Damaged Productivity
Our biggest resources are our time and our people, and this is something that must come to the forefront of every business decision or risk calculation we need to make. Downtime affects so much more than data and numbers, it affects morale, productivity, trust, and confidence in our business.
Every minute of downtime is a minute not spent working normally, and the tally is simple at the end of the day – we multiply the time lost with wages we usually still have to pay out, add to that the morale loss and employee trust being shaken, and we have ourselves a much deeper problem than it seems on the surface. Ultimately, businesses come down to simple math, and time spent not operating at all, or even operating sub-optimally, is time wasted.
Revenue Loss
This one will be the biggest for most companies, and it is not right to pretend that it is not. In today’s economy, it is the bottom line that counts, and the ripple effects of sustaining revenue damage are so multi-faceted that it is impossible to go into all the minutia of it.
To keep it simple though, just imagine you run a business that relies on its systems being online all the time. Perhaps you receive orders that way, perhaps you are global, and perhaps your systems are robust and cloud based. Whichever the case, the potential final tally of money lost is simply never labor cost times the hours of downtime, rather, it is all that, plus the sales lost, opportunities lost, and ultimately, trust lost.
Stalling/Cancelling of Critical IT Projects
Whenever we have unanticipated downtime, that is something that becomes the number one priority to tackle, and when the cause of downtimes is complex or unknown, getting to the bottom of it becomes a long process. This means that mission-critical updates to the IT infrastructure or projects related to its overall improvement are sidelined, often indefinitely or at least for an undetermined amount of time.

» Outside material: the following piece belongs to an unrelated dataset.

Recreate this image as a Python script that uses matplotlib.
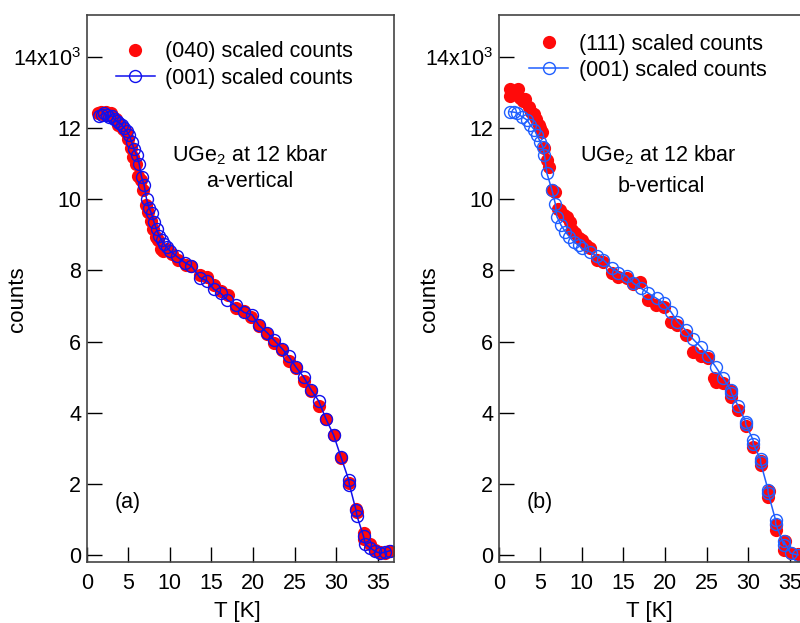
import matplotlib
matplotlib.use("Agg")
import matplotlib.pyplot as plt

plt.rcParams['font.family'] = ['Liberation Sans', 'DejaVu Sans']
plt.rcParams['mathtext.fontset'] = 'custom'
plt.rcParams['mathtext.rm'] = 'Liberation Sans'

# panel (a): a-vertical, counts in units of 1000
t_040 = [1.3, 1.7, 2.0, 2.3, 2.6, 2.9, 3.2, 3.5, 3.8, 4.1, 4.4, 4.7, 5.0, 5.3,
         5.6, 5.9, 6.2, 6.5, 6.8, 7.1, 7.4, 7.7, 8.0, 8.3, 8.6, 8.9, 9.2, 9.6,
         10.2, 11.0, 12.0, 12.6, 13.6, 14.5, 15.3, 16.1, 17.0, 17.9, 18.9, 19.8,
         20.7, 21.7, 22.5, 23.5, 24.3, 25.2, 26.1, 27.0, 27.9, 28.8, 29.7, 30.6,
         31.5, 32.4, 32.5, 33.3, 33.4, 34.1, 34.7, 35.3, 35.9, 36.4]
c_040 = [12.42, 12.44, 12.40, 12.45, 12.40, 12.42, 12.32, 12.25, 12.10, 12.05,
         11.98, 11.90, 11.70, 11.45, 11.20, 11.00, 10.65, 10.55, 10.25, 9.85,
         9.65, 9.40, 9.15, 8.95, 8.85, 8.60, 8.55, 8.60, 8.45, 8.30, 8.15, 8.12,
         7.87, 7.82, 7.60, 7.42, 7.30, 6.95, 6.85, 6.70, 6.45, 6.20, 5.95, 5.75,
         5.45, 5.25, 4.90, 4.60, 4.18, 3.82, 3.38, 2.72, 2.03, 1.30, 1.20, 0.62,
         0.45, 0.30, 0.15, 0.08, 0.05, 0.10]

t_001a = [1.5, 1.8, 2.1, 2.4, 2.7, 3.0, 3.3, 3.6, 3.9, 4.2, 4.5, 4.8, 5.1, 5.4,
          5.7, 6.0, 6.3, 6.6, 6.9, 7.2, 7.5, 7.8, 8.1, 8.4, 8.7, 9.0, 9.3, 9.6,
          10.0, 10.8, 11.8, 12.6, 13.6, 14.5, 15.3, 16.1, 16.9, 17.9, 18.9, 19.9,
          20.7, 21.7, 22.5, 23.5, 24.3, 25.2, 26.1, 27.0, 27.9, 28.8, 29.7, 30.6,
          31.5, 31.6, 32.4, 32.5, 33.3, 33.5, 34.1, 34.7, 35.3, 35.9, 36.5]
c_001a = [12.33, 12.38, 12.42, 12.36, 12.30, 12.35, 12.25, 12.20, 12.15, 12.10,
          12.00, 11.92, 11.80, 11.62, 11.40, 11.25, 11.00, 10.62, 10.40, 10.00,
          9.75, 9.60, 9.35, 9.15, 8.98, 8.85, 8.75, 8.65, 8.55, 8.40, 8.22, 8.12,
          7.80, 7.70, 7.47, 7.36, 7.17, 7.02, 6.82, 6.75, 6.46, 6.25, 6.05, 5.80,
          5.58, 5.27, 5.00, 4.64, 4.33, 3.81, 3.37, 2.74, 2.12, 1.97, 1.25, 1.10,
          0.52, 0.30, 0.20, 0.10, 0.05, 0.08, 0.12]

# panel (b): b-vertical
t_111 = [1.35, 1.4, 1.7, 2.0, 2.3, 2.6, 2.9, 3.2, 3.6, 3.9, 4.2, 4.5, 4.8, 5.0,
         5.2, 5.5, 5.8, 6.1, 6.4, 6.8, 7.1, 7.4, 7.8, 8.2, 8.6, 8.8, 9.2, 9.6,
         10.0, 10.5, 11.0, 11.8, 12.6, 13.6, 14.4, 15.4, 16.2, 17.0, 17.9, 18.9,
         19.9, 20.7, 21.5, 22.5, 23.4, 24.3, 25.2, 25.9, 26.1, 27.0, 27.9, 28.0,
         28.8, 29.7, 30.6, 31.5, 31.6, 32.4, 32.5, 33.3, 33.4, 34.3, 34.4, 35.1,
         36.0]
c_111 = [13.10, 12.90, 12.95, 13.05, 13.10, 12.85, 12.75, 12.83, 12.60, 12.45,
         12.41, 12.25, 12.10, 12.00, 11.90, 11.43, 11.10, 10.90, 10.25, 10.20,
         9.74, 9.70, 9.55, 9.51, 9.37, 9.13, 9.04, 8.90, 8.85, 8.70, 8.62, 8.29,
         8.25, 7.92, 7.82, 7.78, 7.62, 7.68, 7.17, 7.03, 6.98, 6.56, 6.46, 6.18,
         5.71, 5.60, 5.54, 4.97, 4.87, 4.83, 4.45, 4.60, 4.07, 3.62, 3.04, 2.53,
         2.65, 1.64, 1.80, 0.70, 0.85, 0.14, 0.40, 0.05, 0.02]

t_001b = [1.36, 1.8, 2.2, 2.8, 3.4, 3.8, 4.3, 4.6, 5.0, 5.3, 5.5, 5.8, 6.4, 6.8,
          7.0, 7.5, 8.0, 8.5, 9.0, 9.6, 10.0, 11.0, 11.8, 12.6, 13.6, 14.4, 15.4,
          16.2, 17.1, 18.0, 19.0, 19.9, 20.7, 21.5, 22.5, 23.4, 24.3, 25.2, 26.1,
          27.0, 27.9, 28.0, 28.8, 29.7, 29.7, 30.6, 30.6, 31.5, 31.5, 32.4, 32.4,
          33.3, 33.3, 34.3, 34.3, 35.1, 36.0]
c_001b = [12.46, 12.45, 12.43, 12.32, 12.23, 12.09, 11.95, 11.80, 11.62, 11.48,
          11.24, 10.73, 10.26, 9.88, 9.51, 9.27, 9.09, 8.95, 8.81, 8.71, 8.62,
          8.52, 8.40, 8.29, 8.06, 7.94, 7.84, 7.64, 7.50, 7.36, 7.21, 7.07, 6.84,
          6.56, 6.32, 6.06, 5.85, 5.59, 5.29, 4.97, 4.64, 4.55, 4.19, 3.75, 3.68,
          3.23, 3.12, 2.69, 2.60, 1.83, 1.75, 0.98, 0.88, 0.28, 0.38, 0.05, 0.00]

yticks = [0, 2, 4, 6, 8, 10, 12, 14]
ytick_labels = ['0', '2', '4', '6', '8', '10', '12', '14x10$^3$']
xticks = [0, 5, 10, 15, 20, 25, 30, 35]

fig = plt.figure(figsize=(8.0, 6.23), dpi=100)
ax1 = fig.add_axes([0.1084, 0.0984, 0.3845, 0.8775])
ax2 = fig.add_axes([0.6234, 0.0984, 0.3845, 0.8775])


def setup(ax):
    ax.set_xlim(0, 37)
    ax.set_ylim(-0.19, 15.18)
    ax.set_xticks(xticks)
    ax.set_yticks(yticks)
    ax.set_yticklabels(ytick_labels)
    ax.tick_params(direction='in', length=11, width=1.0, labelsize=15.5,
                   top=False, right=False)
    ax.tick_params(axis='x', pad=8)
    ax.tick_params(axis='y', pad=4)
    for s in ax.spines.values():
        s.set_color('#444444')
        s.set_linewidth(1.2)
    ax.set_xlabel('T [K]', fontsize=16)
    ax.set_ylabel('counts', fontsize=16)
    ax.xaxis.set_label_coords(0.49, -0.072)
    ax.yaxis.set_label_coords(-0.19, 0.48)


setup(ax1)
ax1.plot(t_040, c_040, 'o', color='#ff0a0a', ms=9.5, mec='none',
         label='(040) scaled counts')
ax1.plot(t_001a, c_001a, '-o', color='#1010ee', lw=1.1, ms=8.6, mfc='none',
         mew=1.0, label='(001) scaled counts')
ax1.legend(loc='upper left', bbox_to_anchor=(0.095, 0.952), frameon=False,
           fontsize=15.5, handlelength=1.8, handletextpad=0.5, labelspacing=0.25,
           borderpad=0, borderaxespad=0)
ax1.text(0.531, 0.744, 'UGe$_2$ at 12 kbar', transform=ax1.transAxes,
         ha='center', va='center', fontsize=15.5)
ax1.text(0.531, 0.695, 'a-vertical', transform=ax1.transAxes,
         ha='center', va='center', fontsize=15.5)
ax1.text(0.134, 0.109, '(a)', transform=ax1.transAxes,
         ha='center', va='center', fontsize=15.5)

setup(ax2)
ax2.plot(t_111, c_111, 'o', color='#ff0a0a', ms=9.5, mec='none',
         label='(111) scaled counts')
ax2.plot(t_001b, c_001b, '-o', color='#1f5fff', lw=1.1, ms=8.6, mfc='none',
         mew=1.0, label='(001) scaled counts')
ax2.legend(loc='upper left', bbox_to_anchor=(0.10, 0.966), frameon=False,
           fontsize=15.5, handlelength=1.8, handletextpad=0.5, labelspacing=0.25,
           borderpad=0, borderaxespad=0)
ax2.text(0.518, 0.744, 'UGe$_2$ at 12 kbar', transform=ax2.transAxes,
         ha='center', va='center', fontsize=15.5)
ax2.text(0.528, 0.687, 'b-vertical', transform=ax2.transAxes,
         ha='center', va='center', fontsize=15.5)
ax2.text(0.134, 0.109, '(b)', transform=ax2.transAxes,
         ha='center', va='center', fontsize=15.5)

fig.savefig('out.png', dpi=100)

The downtime becomes an interruption preventing innovation and stops certain projects cold, projects that could have prevented future downtime potentially.
Shattered Reputation
Many of the consequences of downtime are immediately apparent and can be accounted and planned for if you are prepared, but something no one can prepare us for are the effects each downtime has on our clients. The thing that suffers the most is always the reputation and the brand image – and anyone who has built a brand name will tell you how much harder it is to rebuild than to start from scratch.
Conclusion
The only way to avoid all this is to be always prepared. A good brand will have a great plan in place and work with partners they trust to avoid all the above listed scenarios.